My numbers are greater than 256, I need a bytearray data structure for numbers that are greater than 256.

回答1:

you might use the array/memoryview approach

import array
a = array.array('h', [10, 20, 300]) #assume that the input are short signed integers
memv = memoryview(a)
m = memv.cast('b') #cast to bytes
m.tolist()

this then gives [10, 0, 20, 0, 44, 1]

Depending on the usage, one might also do:

L = array.array('h', [10, 20, 300]).tostring()
list(map(ord, list(L)))

this also gives [10, 0, 20, 0, 44, 1]



回答2:

You can read in the text file and convert each 'word' to an int:

with open(the_file, 'r') as f:
    lines = f.read_lines()
    numbers = [int(w) for line in lines for w in line.split()]

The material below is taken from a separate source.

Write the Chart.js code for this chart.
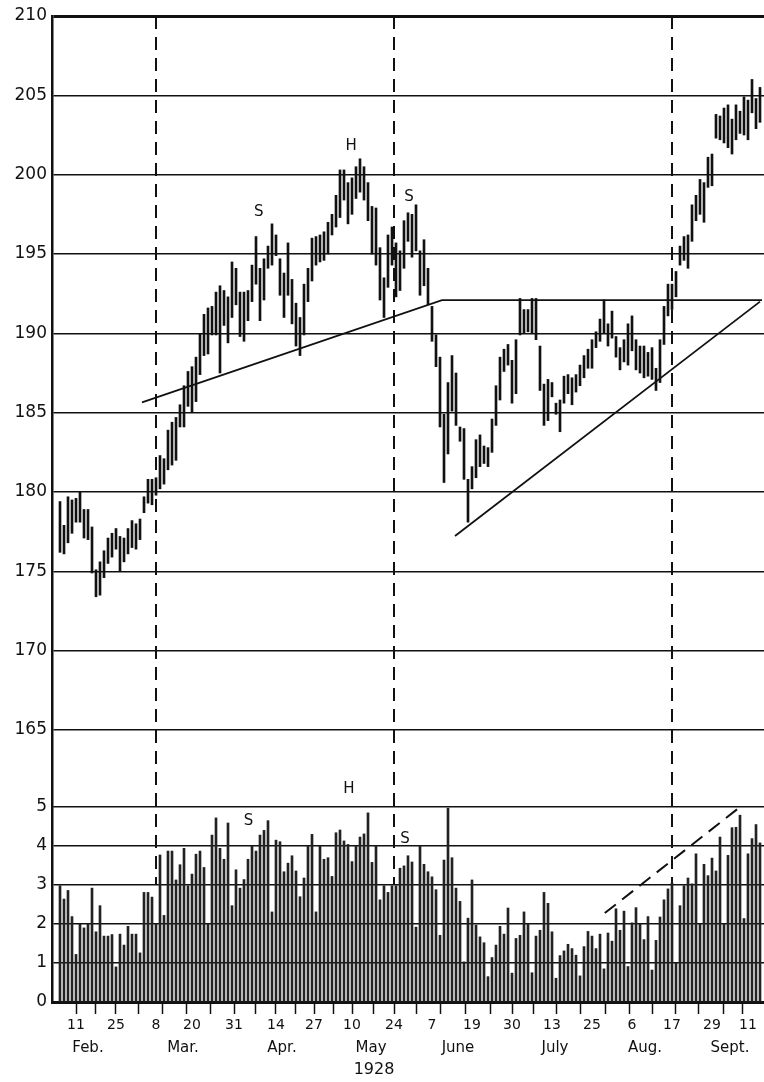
<!DOCTYPE html>
<html><head><meta charset="utf-8">
<script src="https://cdn.jsdelivr.net/npm/chart.js@4/dist/chart.umd.min.js"></script>
<style>html,body{margin:0;padding:0;background:#fff;}canvas{display:block;}</style>
</head><body>
<canvas id="c" width="764" height="1082"></canvas>
<script>
// ---- data (trading-day index 0..175, Feb–Sept 1928) ----
const priceLow = [
176.2,176.1,176.8,177.4,178.1,178.1,177.1,177.0,174.9,173.4,
173.5,174.6,175.5,175.9,176.4,175.0,175.6,176.1,176.5,176.4,
177.0,178.7,179.3,179.2,179.8,180.2,180.5,181.4,181.7,182.0,
184.1,184.1,185.4,185.0,185.7,187.4,188.6,188.7,189.9,189.9,
187.5,190.5,189.4,191.0,191.8,189.8,189.5,190.8,192.0,193.1,
190.8,192.1,194.1,194.3,194.9,192.4,191.0,192.4,190.6,189.2,
188.6,189.9,192.0,193.3,194.3,194.5,194.6,195.0,196.2,196.7,
197.3,198.4,196.9,197.5,198.5,198.9,198.4,197.1,195.0,194.3,
192.1,191.0,192.9,194.3,192.3,192.7,194.1,195.8,194.8,195.2,
192.4,193.0,191.8,189.5,187.9,184.1,180.6,182.4,185.1,184.2,
183.2,180.8,178.1,180.2,180.9,181.6,181.8,181.6,182.5,184.2,
185.8,187.6,188.0,185.6,186.2,189.9,190.0,190.1,190.0,189.6,
186.4,184.2,184.5,186.0,184.9,183.8,185.6,186.2,185.5,186.3,
186.7,187.2,187.8,187.8,189.1,189.5,190.0,189.2,189.7,188.5,
187.7,188.2,188.0,188.9,187.7,187.5,187.2,187.3,187.1,186.4,
186.9,189.3,191.1,191.5,192.3,194.3,194.6,194.1,195.8,197.1,
197.5,197.0,199.2,199.3,202.3,202.2,202.0,201.7,201.3,202.2,
202.6,202.5,202.2,203.9,202.9,203.3];
const priceHigh = [
179.4,177.9,179.7,179.5,179.6,180.0,178.9,178.9,177.8,175.1,
175.6,176.3,177.1,177.4,177.7,177.2,177.1,177.7,178.2,178.0,
178.3,179.7,180.8,180.8,180.9,182.3,182.1,183.9,184.4,184.7,
185.5,186.7,187.6,187.9,188.5,190.0,191.2,191.6,191.7,192.6,
193.0,192.7,192.3,194.5,194.1,192.6,192.6,192.7,194.3,196.1,
194.1,194.7,195.5,196.9,196.2,194.7,193.8,195.7,193.4,191.9,
191.0,193.1,194.1,196.0,196.1,196.2,196.4,197.0,197.5,198.7,
200.3,200.3,199.5,199.8,200.5,201.0,200.5,199.5,198.0,197.9,
195.4,193.5,196.2,196.7,195.7,195.2,197.1,197.6,197.5,198.1,
195.2,195.9,194.1,191.7,189.9,188.5,184.9,186.9,188.6,187.5,
184.1,184.0,180.8,181.6,183.3,183.6,182.9,182.8,184.6,186.7,
188.5,189.0,189.3,188.3,189.6,192.2,191.5,191.5,192.2,192.2,
189.2,186.8,187.1,186.9,185.6,185.8,187.3,187.4,187.2,187.4,
188.0,188.6,189.0,189.6,190.1,190.9,192.1,190.6,191.4,189.8,
189.1,189.6,190.6,191.1,189.6,189.2,189.2,188.8,189.1,187.8,
189.6,191.7,193.1,193.1,193.9,195.5,196.1,196.2,198.1,198.7,
199.7,199.5,201.1,201.3,203.8,203.7,204.2,204.4,203.5,204.4,
204.0,204.9,204.7,206.0,204.8,205.5];
const volume = [
2.98,2.64,2.86,2.19,1.22,2.0,1.9,2.0,2.92,1.8,
2.47,1.69,1.69,1.73,0.9,1.74,1.46,1.94,1.74,1.74,
1.26,2.81,2.81,2.69,2.0,3.77,2.22,3.87,3.87,3.13,
3.52,3.94,2.98,3.28,3.79,3.87,3.45,2.0,4.28,4.72,
3.94,3.66,4.59,2.47,3.39,2.92,3.14,3.66,4.0,3.87,
4.28,4.4,4.65,2.31,4.15,4.11,3.34,3.56,3.75,3.36,
2.7,3.18,4.0,4.3,2.31,4.0,3.66,3.7,3.22,4.34,
4.41,4.13,4.04,3.6,4.0,4.23,4.31,4.85,3.58,4.0,
2.62,2.98,2.81,2.98,2.98,3.43,3.49,3.75,
3.59,1.92,4.0,3.53,3.34,3.21,2.88,1.71,3.64,4.97,
3.7,2.92,2.58,1.03,2.15,3.13,1.97,1.67,1.52,0.65,
1.14,1.46,1.94,1.74,2.41,0.74,1.63,1.71,2.31,2.0,
0.75,1.69,1.84,2.81,2.53,1.8,0.61,1.19,1.31,1.48,
1.37,1.2,0.67,1.42,1.81,1.69,1.37,1.74,0.85,1.77,
1.56,2.39,1.84,2.33,0.91,2.03,2.42,2.0,1.6,2.19,
0.82,1.58,2.18,2.62,2.9,3.05,1.0,2.47,2.98,3.18,
3.03,3.8,2.0,3.53,3.24,3.69,3.36,4.23,2.0,3.76,
4.47,4.48,4.79,2.14,3.8,4.19,4.55,4.08];

const weekTickPositions = [4,8.9,13.9,19.6,25.6,31.7,37.7,43.6,48.75,53.9,58.75,63.6,68.25,73.2,78.25,83.7,
  89,95,101.25,107.7,113.2,118.3,124,130,136.3,142.3,148.2,153.8,159.5,165.8,170.7];
const dayTickPositions = [4,14,24,33,43.5,54,63.5,73,83.5,93,103,113,123,133,143,153,163,172];
const dayTickLabels    = ['11','25','8','20','31','14','27','10','24','7','19','30','13','25','6','17','29','11'];
const monthPositions   = [7,30.75,55.5,77.75,99.5,123.75,146.25,167.5];
const monthLabels      = ['Feb.','Mar.','Apr.','May','June','July','Aug.','Sept.'];
const yearPositions    = [78.5];
const yearLabels       = ['1928'];
const priceTicks  = [165,170,175,180,185,190,195,200,205,210];
const volumeTicks = [0,1,2,3,4,5];

const dashedDays = [24,83.5,153];          // vertical dashed markers (Mar 8, May 24, Aug 17)
const dashedVolumeEnd = 3;                 // they stop at the 3 line of the volume panel
const necklinePoints = [{x:20.5,y:185.65},{x:95.5,y:192.1},{x:175.5,y:192.1}];
const trianglePoints = [{x:98.75,y:177.23},{x:175,y:192.0}];
const volumeTrendPoints = [{x:136.2,y:2.28},{x:173,y:5.24}];
const priceNotes  = [{t:'S',x:49.7,y:197.62},{t:'H',x:72.8,y:201.81},{t:'S',x:87.25,y:198.61}];
const volumeNotes = [{t:'S',x:47.1,y:4.65},{t:'H',x:72.2,y:5.46},{t:'S',x:86.25,y:4.17}];

// ---- chart ----
Chart.defaults.font.family = '"DejaVu Sans", sans-serif';
const INK = '#111';
const setTicks = vals => s => { s.ticks = vals.map(v => ({value: v})); };
const labelFrom = (pos, labels) => v => { const k = pos.indexOf(v); return k >= 0 ? labels[k] : ''; };

const markPlugin = {
  id: 'marks',
  beforeDatasetsDraw(chart) {
    const {ctx, chartArea, scales} = chart;
    ctx.save();
    ctx.strokeStyle = INK; ctx.lineWidth = 2; ctx.setLineDash([13, 8]);
    const yEnd = scales.vol.getPixelForValue(dashedVolumeEnd);
    dashedDays.forEach(d => {
      const x = scales.x.getPixelForValue(d);
      ctx.beginPath(); ctx.moveTo(x, chartArea.top); ctx.lineTo(x, yEnd); ctx.stroke();
    });
    ctx.restore();
  },
  afterDatasetsDraw(chart) {
    const {ctx, scales} = chart;
    ctx.save();
    ctx.fillStyle = INK; ctx.font = '15px "DejaVu Sans"';
    ctx.textAlign = 'center'; ctx.textBaseline = 'middle';
    priceNotes.forEach(n => ctx.fillText(n.t, scales.x.getPixelForValue(n.x), scales.price.getPixelForValue(n.y)));
    volumeNotes.forEach(n => ctx.fillText(n.t, scales.x.getPixelForValue(n.x), scales.vol.getPixelForValue(n.y)));
    ctx.restore();
  }
};

const xRange = {min: -2, max: 176};
const yGrid = {color: INK, lineWidth: c => (c.tick && c.tick.value === 210 ? 3 : 1.6), drawTicks: false};
const labelAxis = (positions, labels, size, padding, height) => ({
  type: 'linear', axis: 'x', position: 'bottom', ...xRange, offset: false,
  afterBuildTicks: setTicks(positions), afterFit: s => { s.height = height; },
  ticks: {autoSkip: false, maxRotation: 0, minRotation: 0, padding, color: INK,
          font: {size}, callback: labelFrom(positions, labels)},
  grid: {display: false, drawTicks: false, offset: false}, border: {display: false}
});

new Chart(document.getElementById('c'), {
  type: 'bar',
  data: {
    datasets: [
      {type: 'bar', data: priceHigh.map((h, i) => ({x: i, y: [priceLow[i], h]})), xAxisID: 'x', yAxisID: 'price',
       backgroundColor: INK, barThickness: 2, grouped: false, order: 2},
      {type: 'bar', data: volume.map((v, i) => ({x: i, y: v})), xAxisID: 'x', yAxisID: 'vol',
       backgroundColor: '#222', barThickness: 2, grouped: false, order: 2},
      {type: 'line', data: necklinePoints, xAxisID: 'x', yAxisID: 'price', borderColor: INK, borderWidth: 1.8,
       pointRadius: 0, tension: 0, order: 1},
      {type: 'line', data: trianglePoints, xAxisID: 'x', yAxisID: 'price', borderColor: INK, borderWidth: 1.8,
       pointRadius: 0, tension: 0, order: 1},
      {type: 'line', data: volumeTrendPoints, xAxisID: 'x', yAxisID: 'vol', borderColor: INK, borderWidth: 2,
       borderDash: [14, 8], pointRadius: 0, tension: 0, order: 1}
    ]
  },
  options: {
    responsive: false, animation: false, devicePixelRatio: 1,
    layout: {padding: {top: 16, right: 0, bottom: 0, left: 0}},
    plugins: {legend: {display: false}, tooltip: {enabled: false}},
    scales: {
      x: {type: 'linear', position: 'bottom', ...xRange, offset: false,
          afterBuildTicks: setTicks(weekTickPositions), afterFit: s => { s.height = 12; },
          ticks: {autoSkip: false, maxRotation: 0, minRotation: 0, padding: 0, callback: () => ''},
          grid: {offset: false, drawOnChartArea: false, drawTicks: true, tickLength: 12, tickColor: INK, tickWidth: 1.5},
          border: {display: true, color: INK, width: 3}},
      days: labelAxis(dayTickPositions, dayTickLabels, 14, 3, 22),
      month: labelAxis(monthPositions, monthLabels, 15, 3, 24),
      year: labelAxis(yearPositions, yearLabels, 16, 0, 22),
      vol: {type: 'linear', position: 'left', stack: 'panels', stackWeight: 195, min: 0, max: 5,
          afterBuildTicks: setTicks(volumeTicks), afterFit: s => { s.width = 52; },
          ticks: {autoSkip: false, padding: 5, color: INK, font: {size: 17}},
          grid: yGrid, border: {color: INK, width: 2.5}},
      price: {type: 'linear', position: 'left', stack: 'panels', stackWeight: 791, min: 160.15, max: 210,
          afterBuildTicks: setTicks(priceTicks), afterFit: s => { s.width = 52; },
          ticks: {autoSkip: false, padding: 5, color: INK, font: {size: 17}},
          grid: yGrid, border: {color: INK, width: 2.5}}
    }
  },
  plugins: [markPlugin]
});
</script>
</body></html>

Then you have to pack numbers into a binary array with struct:

binary_representation = struct.pack("{}i".format(len(numbers)), *numbers)

If you want these data to be written in binary format, you have to specify so when opening the target file:

with open(target_file, 'wb') as f:
   f.write(binary_representation)


回答3:

Not bytearray

From the bytearray documentation, it is just a sequence of integers in the range 0 <= x < 256.

As an example, you can initialize it like this :

bytearray([40,13,123,89,123,4,12,0])
# bytearray(b'(\r{Y{\x04\x0c\x00')

Since integers are already stored in binary, you don't need to convert anything.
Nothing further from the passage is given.